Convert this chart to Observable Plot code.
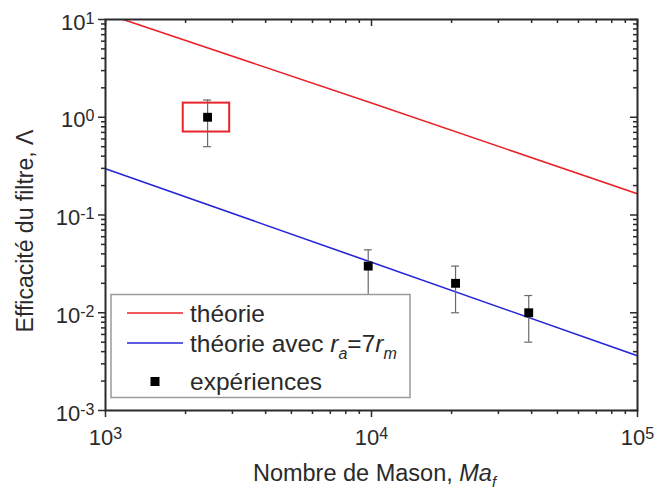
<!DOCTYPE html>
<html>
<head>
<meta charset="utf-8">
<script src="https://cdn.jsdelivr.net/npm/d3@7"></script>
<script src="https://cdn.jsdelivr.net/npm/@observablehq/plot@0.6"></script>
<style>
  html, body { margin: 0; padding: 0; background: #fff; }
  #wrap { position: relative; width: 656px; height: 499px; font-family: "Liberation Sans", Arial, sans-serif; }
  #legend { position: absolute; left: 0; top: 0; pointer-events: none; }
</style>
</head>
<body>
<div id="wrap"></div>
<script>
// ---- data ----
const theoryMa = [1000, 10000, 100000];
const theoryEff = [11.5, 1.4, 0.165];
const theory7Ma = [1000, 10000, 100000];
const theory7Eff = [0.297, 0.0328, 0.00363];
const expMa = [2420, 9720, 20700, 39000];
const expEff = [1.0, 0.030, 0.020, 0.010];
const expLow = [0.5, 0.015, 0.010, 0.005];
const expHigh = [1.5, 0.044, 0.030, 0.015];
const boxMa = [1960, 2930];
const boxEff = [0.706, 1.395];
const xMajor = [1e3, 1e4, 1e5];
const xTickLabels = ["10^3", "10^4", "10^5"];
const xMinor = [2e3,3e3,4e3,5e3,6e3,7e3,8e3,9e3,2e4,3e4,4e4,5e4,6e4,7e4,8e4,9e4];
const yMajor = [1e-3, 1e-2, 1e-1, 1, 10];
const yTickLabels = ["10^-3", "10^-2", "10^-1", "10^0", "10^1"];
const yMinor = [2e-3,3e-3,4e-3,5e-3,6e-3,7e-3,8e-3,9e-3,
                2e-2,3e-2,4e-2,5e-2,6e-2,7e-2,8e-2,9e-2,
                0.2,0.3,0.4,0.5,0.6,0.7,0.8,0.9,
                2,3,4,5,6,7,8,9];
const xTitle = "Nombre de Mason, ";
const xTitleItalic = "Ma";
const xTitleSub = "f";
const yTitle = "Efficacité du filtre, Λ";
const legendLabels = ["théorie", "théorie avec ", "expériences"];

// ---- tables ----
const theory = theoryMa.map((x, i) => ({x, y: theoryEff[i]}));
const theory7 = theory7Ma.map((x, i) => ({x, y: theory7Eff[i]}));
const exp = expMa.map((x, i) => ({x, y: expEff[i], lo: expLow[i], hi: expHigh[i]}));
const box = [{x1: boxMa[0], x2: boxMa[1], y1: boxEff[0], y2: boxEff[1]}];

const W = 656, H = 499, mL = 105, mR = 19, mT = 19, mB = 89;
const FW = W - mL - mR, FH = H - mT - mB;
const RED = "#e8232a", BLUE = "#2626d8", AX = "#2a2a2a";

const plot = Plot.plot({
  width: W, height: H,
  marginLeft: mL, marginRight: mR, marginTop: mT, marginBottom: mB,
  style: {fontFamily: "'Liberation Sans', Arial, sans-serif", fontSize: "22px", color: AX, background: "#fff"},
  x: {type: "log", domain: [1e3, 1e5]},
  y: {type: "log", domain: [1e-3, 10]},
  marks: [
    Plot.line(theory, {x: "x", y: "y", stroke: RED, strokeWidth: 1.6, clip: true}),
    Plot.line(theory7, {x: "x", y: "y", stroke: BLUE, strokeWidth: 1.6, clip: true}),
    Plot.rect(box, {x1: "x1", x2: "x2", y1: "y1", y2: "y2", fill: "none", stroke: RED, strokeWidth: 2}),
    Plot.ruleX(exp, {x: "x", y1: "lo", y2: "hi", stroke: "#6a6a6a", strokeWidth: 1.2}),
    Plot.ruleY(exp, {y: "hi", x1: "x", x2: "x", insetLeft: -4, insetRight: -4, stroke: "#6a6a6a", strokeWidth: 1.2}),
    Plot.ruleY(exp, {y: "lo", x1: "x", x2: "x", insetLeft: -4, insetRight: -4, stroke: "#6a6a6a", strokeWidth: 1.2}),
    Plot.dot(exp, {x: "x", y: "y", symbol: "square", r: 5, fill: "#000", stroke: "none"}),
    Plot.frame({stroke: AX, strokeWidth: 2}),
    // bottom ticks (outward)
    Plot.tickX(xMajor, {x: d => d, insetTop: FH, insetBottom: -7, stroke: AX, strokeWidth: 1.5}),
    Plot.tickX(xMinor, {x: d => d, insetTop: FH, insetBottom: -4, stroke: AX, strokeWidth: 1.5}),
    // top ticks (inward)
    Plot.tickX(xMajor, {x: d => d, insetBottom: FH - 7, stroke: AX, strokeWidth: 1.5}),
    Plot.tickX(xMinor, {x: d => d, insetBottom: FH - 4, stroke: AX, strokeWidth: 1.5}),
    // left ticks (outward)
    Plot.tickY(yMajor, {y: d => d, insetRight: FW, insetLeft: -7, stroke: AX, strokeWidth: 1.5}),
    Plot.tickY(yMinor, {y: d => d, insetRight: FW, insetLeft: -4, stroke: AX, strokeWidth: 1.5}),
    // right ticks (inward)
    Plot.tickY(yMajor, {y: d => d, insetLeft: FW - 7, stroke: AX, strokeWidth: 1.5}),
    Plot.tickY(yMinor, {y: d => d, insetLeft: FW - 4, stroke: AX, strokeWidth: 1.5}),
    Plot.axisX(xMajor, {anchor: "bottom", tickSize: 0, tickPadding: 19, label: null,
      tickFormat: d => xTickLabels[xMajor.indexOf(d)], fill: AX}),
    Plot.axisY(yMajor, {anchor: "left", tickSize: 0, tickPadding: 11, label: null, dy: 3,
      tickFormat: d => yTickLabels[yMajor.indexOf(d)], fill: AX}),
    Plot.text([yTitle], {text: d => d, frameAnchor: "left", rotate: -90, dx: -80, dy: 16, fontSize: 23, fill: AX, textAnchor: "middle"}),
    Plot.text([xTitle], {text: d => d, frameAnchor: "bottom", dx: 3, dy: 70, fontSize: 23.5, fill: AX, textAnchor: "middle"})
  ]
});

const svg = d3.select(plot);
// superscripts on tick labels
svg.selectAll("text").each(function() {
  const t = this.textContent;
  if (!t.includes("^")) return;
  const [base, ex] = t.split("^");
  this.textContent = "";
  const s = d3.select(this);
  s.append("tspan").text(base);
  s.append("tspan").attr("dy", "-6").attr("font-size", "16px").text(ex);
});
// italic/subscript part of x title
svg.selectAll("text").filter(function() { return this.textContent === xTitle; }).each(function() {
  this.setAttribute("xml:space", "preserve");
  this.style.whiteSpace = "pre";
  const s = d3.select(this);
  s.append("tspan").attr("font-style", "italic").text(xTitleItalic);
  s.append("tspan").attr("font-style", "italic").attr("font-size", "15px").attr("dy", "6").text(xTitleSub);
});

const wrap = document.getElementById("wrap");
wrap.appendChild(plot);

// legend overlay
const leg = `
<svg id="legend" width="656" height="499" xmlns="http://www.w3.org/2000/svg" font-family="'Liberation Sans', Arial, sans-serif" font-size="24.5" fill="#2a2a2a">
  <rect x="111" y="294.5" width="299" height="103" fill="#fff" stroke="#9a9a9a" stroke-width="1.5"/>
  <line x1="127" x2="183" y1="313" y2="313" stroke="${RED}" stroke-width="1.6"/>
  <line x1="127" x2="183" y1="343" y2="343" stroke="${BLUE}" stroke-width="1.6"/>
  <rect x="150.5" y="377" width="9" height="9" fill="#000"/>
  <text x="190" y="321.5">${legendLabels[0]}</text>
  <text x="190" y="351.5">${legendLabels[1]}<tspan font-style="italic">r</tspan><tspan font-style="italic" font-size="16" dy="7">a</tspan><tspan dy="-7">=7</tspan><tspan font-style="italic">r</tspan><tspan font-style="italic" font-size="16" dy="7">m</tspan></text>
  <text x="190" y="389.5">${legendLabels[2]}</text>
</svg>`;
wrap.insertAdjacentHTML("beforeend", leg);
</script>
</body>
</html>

__Challenge__. Quote the listing above in full, except for the pictures.

__Right answer__.
Convert this chart to Observable Plot code.
<!DOCTYPE html>
<html>
<head>
<meta charset="utf-8">
<script src="https://cdn.jsdelivr.net/npm/d3@7"></script>
<script src="https://cdn.jsdelivr.net/npm/@observablehq/plot@0.6"></script>
<style>
  html, body { margin: 0; padding: 0; background: #fff; }
  #wrap { position: relative; width: 656px; height: 499px; font-family: "Liberation Sans", Arial, sans-serif; }
  #legend { position: absolute; left: 0; top: 0; pointer-events: none; }
</style>
</head>
<body>
<div id="wrap"></div>
<script>
// ---- data ----
const theoryMa = [1000, 10000, 100000];
const theoryEff = [11.5, 1.4, 0.165];
const theory7Ma = [1000, 10000, 100000];
const theory7Eff = [0.297, 0.0328, 0.00363];
const expMa = [2420, 9720, 20700, 39000];
const expEff = [1.0, 0.030, 0.020, 0.010];
const expLow = [0.5, 0.015, 0.010, 0.005];
const expHigh = [1.5, 0.044, 0.030, 0.015];
const boxMa = [1960, 2930];
const boxEff = [0.706, 1.395];
const xMajor = [1e3, 1e4, 1e5];
const xTickLabels = ["10^3", "10^4", "10^5"];
const xMinor = [2e3,3e3,4e3,5e3,6e3,7e3,8e3,9e3,2e4,3e4,4e4,5e4,6e4,7e4,8e4,9e4];
const yMajor = [1e-3, 1e-2, 1e-1, 1, 10];
const yTickLabels = ["10^-3", "10^-2", "10^-1", "10^0", "10^1"];
const yMinor = [2e-3,3e-3,4e-3,5e-3,6e-3,7e-3,8e-3,9e-3,
                2e-2,3e-2,4e-2,5e-2,6e-2,7e-2,8e-2,9e-2,
                0.2,0.3,0.4,0.5,0.6,0.7,0.8,0.9,
                2,3,4,5,6,7,8,9];
const xTitle = "Nombre de Mason, ";
const xTitleItalic = "Ma";
const xTitleSub = "f";
const yTitle = "Efficacité du filtre, Λ";
const legendLabels = ["théorie", "théorie avec ", "expériences"];

// ---- tables ----
const theory = theoryMa.map((x, i) => ({x, y: theoryEff[i]}));
const theory7 = theory7Ma.map((x, i) => ({x, y: theory7Eff[i]}));
const exp = expMa.map((x, i) => ({x, y: expEff[i], lo: expLow[i], hi: expHigh[i]}));
const box = [{x1: boxMa[0], x2: boxMa[1], y1: boxEff[0], y2: boxEff[1]}];

const W = 656, H = 499, mL = 105, mR = 19, mT = 19, mB = 89;
const FW = W - mL - mR, FH = H - mT - mB;
const RED = "#e8232a", BLUE = "#2626d8", AX = "#2a2a2a";

const plot = Plot.plot({
  width: W, height: H,
  marginLeft: mL, marginRight: mR, marginTop: mT, marginBottom: mB,
  style: {fontFamily: "'Liberation Sans', Arial, sans-serif", fontSize: "22px", color: AX, background: "#fff"},
  x: {type: "log", domain: [1e3, 1e5]},
  y: {type: "log", domain: [1e-3, 10]},
  marks: [
    Plot.line(theory, {x: "x", y: "y", stroke: RED, strokeWidth: 1.6, clip: true}),
    Plot.line(theory7, {x: "x", y: "y", stroke: BLUE, strokeWidth: 1.6, clip: true}),
    Plot.rect(box, {x1: "x1", x2: "x2", y1: "y1", y2: "y2", fill: "none", stroke: RED, strokeWidth: 2}),
    Plot.ruleX(exp, {x: "x", y1: "lo", y2: "hi", stroke: "#6a6a6a", strokeWidth: 1.2}),
    Plot.ruleY(exp, {y: "hi", x1: "x", x2: "x", insetLeft: -4, insetRight: -4, stroke: "#6a6a6a", strokeWidth: 1.2}),
    Plot.ruleY(exp, {y: "lo", x1: "x", x2: "x", insetLeft: -4, insetRight: -4, stroke: "#6a6a6a", strokeWidth: 1.2}),
    Plot.dot(exp, {x: "x", y: "y", symbol: "square", r: 5, fill: "#000", stroke: "none"}),
    Plot.frame({stroke: AX, strokeWidth: 2}),
    // bottom ticks (outward)
    Plot.tickX(xMajor, {x: d => d, insetTop: FH, insetBottom: -7, stroke: AX, strokeWidth: 1.5}),
    Plot.tickX(xMinor, {x: d => d, insetTop: FH, insetBottom: -4, stroke: AX, strokeWidth: 1.5}),
    // top ticks (inward)
    Plot.tickX(xMajor, {x: d => d, insetBottom: FH - 7, stroke: AX, strokeWidth: 1.5}),
    Plot.tickX(xMinor, {x: d => d, insetBottom: FH - 4, stroke: AX, strokeWidth: 1.5}),
    // left ticks (outward)
    Plot.tickY(yMajor, {y: d => d, insetRight: FW, insetLeft: -7, stroke: AX, strokeWidth: 1.5}),
    Plot.tickY(yMinor, {y: d => d, insetRight: FW, insetLeft: -4, stroke: AX, strokeWidth: 1.5}),
    // right ticks (inward)
    Plot.tickY(yMajor, {y: d => d, insetLeft: FW - 7, stroke: AX, strokeWidth: 1.5}),
    Plot.tickY(yMinor, {y: d => d, insetLeft: FW - 4, stroke: AX, strokeWidth: 1.5}),
    Plot.axisX(xMajor, {anchor: "bottom", tickSize: 0, tickPadding: 19, label: null,
      tickFormat: d => xTickLabels[xMajor.indexOf(d)], fill: AX}),
    Plot.axisY(yMajor, {anchor: "left", tickSize: 0, tickPadding: 11, label: null, dy: 3,
      tickFormat: d => yTickLabels[yMajor.indexOf(d)], fill: AX}),
    Plot.text([yTitle], {text: d => d, frameAnchor: "left", rotate: -90, dx: -80, dy: 16, fontSize: 23, fill: AX, textAnchor: "middle"}),
    Plot.text([xTitle], {text: d => d, frameAnchor: "bottom", dx: 3, dy: 70, fontSize: 23.5, fill: AX, textAnchor: "middle"})
  ]
});

const svg = d3.select(plot);
// superscripts on tick labels
svg.selectAll("text").each(function() {
  const t = this.textContent;
  if (!t.includes("^")) return;
  const [base, ex] = t.split("^");
  this.textContent = "";
  const s = d3.select(this);
  s.append("tspan").text(base);
  s.append("tspan").attr("dy", "-6").attr("font-size", "16px").text(ex);
});
// italic/subscript part of x title
svg.selectAll("text").filter(function() { return this.textContent === xTitle; }).each(function() {
  this.setAttribute("xml:space", "preserve");
  this.style.whiteSpace = "pre";
  const s = d3.select(this);
  s.append("tspan").attr("font-style", "italic").text(xTitleItalic);
  s.append("tspan").attr("font-style", "italic").attr("font-size", "15px").attr("dy", "6").text(xTitleSub);
});

const wrap = document.getElementById("wrap");
wrap.appendChild(plot);

// legend overlay
const leg = `
<svg id="legend" width="656" height="499" xmlns="http://www.w3.org/2000/svg" font-family="'Liberation Sans', Arial, sans-serif" font-size="24.5" fill="#2a2a2a">
  <rect x="111" y="294.5" width="299" height="103" fill="#fff" stroke="#9a9a9a" stroke-width="1.5"/>
  <line x1="127" x2="183" y1="313" y2="313" stroke="${RED}" stroke-width="1.6"/>
  <line x1="127" x2="183" y1="343" y2="343" stroke="${BLUE}" stroke-width="1.6"/>
  <rect x="150.5" y="377" width="9" height="9" fill="#000"/>
  <text x="190" y="321.5">${legendLabels[0]}</text>
  <text x="190" y="351.5">${legendLabels[1]}<tspan font-style="italic">r</tspan><tspan font-style="italic" font-size="16" dy="7">a</tspan><tspan dy="-7">=7</tspan><tspan font-style="italic">r</tspan><tspan font-style="italic" font-size="16" dy="7">m</tspan></text>
  <text x="190" y="389.5">${legendLabels[2]}</text>
</svg>`;
wrap.insertAdjacentHTML("beforeend", leg);
</script>
</body>
</html>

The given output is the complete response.